Note The following result, known as the “four color theorem” has a history spanning more than 100 years.
Theorem If G is a planar graph, then the chromatic number of G is at most 4, i.e., G can be 4 –colored.
Coloring Planar Maps
Historical Note The problem of coloring a planar map so that states/countries/regions sharing a common boundary have different colors is a problem with a several hundred year history. The map shown below is the state of Georgia and is due to David H. Burr (1803 – 1875). Note that it has been 5-colored, so Mr. Burr could have done better!!!
Planar Graphs and Planar Maps (1)
Observation A planar graph has a dual graph which is also planar. In the dual graph, the concepts of faces and vertices are interchanged.
Planar Graphs and Planar Maps (2)
Observation Insert a “capital city” in each region. Don’t forget the infinite region.
Planar Graphs and Planar Maps (3)
Observation Join two capitals with an edge when their respective regions share a boundary edge.

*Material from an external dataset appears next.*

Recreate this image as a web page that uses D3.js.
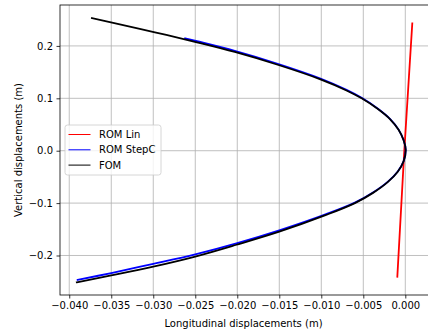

Planar Graphs and Planar Maps (4)
Observation Remove the original graph to obtain the dual graph.
The Four Color Theorem
Theorem (Appel and Haken, 1977) If G is a planar graph, then G can be 4-colored.
Historical Note The proof remains a controversial issue … for two reasons. First, it used extensive computing to verify certain claims. Second, some researchers are not convinced that the paper and pencil reductions to the computational stage are complete and correct.
The Four Color Theorem (2)
Follow-up Note Robertson, Sanders, Seymour and Thomas, 1996, have given a definitive, albeit still computer based proof, of the Four Color Theorem. The correctness of their programs has been verified independently by multiple sources. You can find a number of fascinating stories about this problem by doing a web search … but a word of caution that the final chapter in this story has yet to be written!! Nevertheless, the basic approach of Appel and Haken has been validated … and RSST were clear in their work about this fact.